I believe the high volume will be Q4. Rajesh Ghai – Thinkequity: Q4, okay. Thank you so much.
And we’ll take our next follow-up question from Glenn Hanus with Needham & Company. Glenn Hanus – Needham & Company: As you look at your Internet data center business, would you foresee that (inaudible) this 9% range for couple of quarters, would you – as we look out into next fiscal year, would you foresee that growing into double-digits?
I believe we will be consistently growing (inaudible). Glenn Hanus – Needham & Company: I’m sorry. I just – I didn’t understand.
I guess will be double-digit very soon. Glenn Hanus – Needham & Company: Okay, okay. Howard, back on operating expenses, I mean, I had modeled up this quarter sequentially in OpEx, it looks like you came in under in all my categories, did – was that just a function of revenues or was – is there something that changed during the quarter in your operating expense expansion?
Again, two areas. One is we spend a lot of AFO and resource in developing Sandy Bridge for the big launch that will happen in Q4. And secondly, our growing expense in Asia to make sure our foundation in Asia is strong enough.
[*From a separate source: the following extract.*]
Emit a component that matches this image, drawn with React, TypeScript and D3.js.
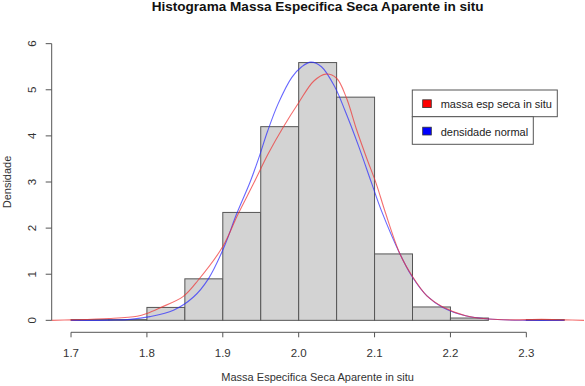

Glenn Hanus – Needham & Company: Okay, thank you.
And it appears at this time, we have no further questions. I’d like to turn the call back over to Mr. Liang for any additional or closing remarks.
Thank you for joining us today and we’re looking forward to talking to you again at the end of this quarter. Thank you everyone. Have a great day.
Thank you, ladies and gentlemen. That does conclude the Super Micro third quarter fiscal year 2011 conference call. We do appreciate your participation. You may now disconnect at this time. Thank you.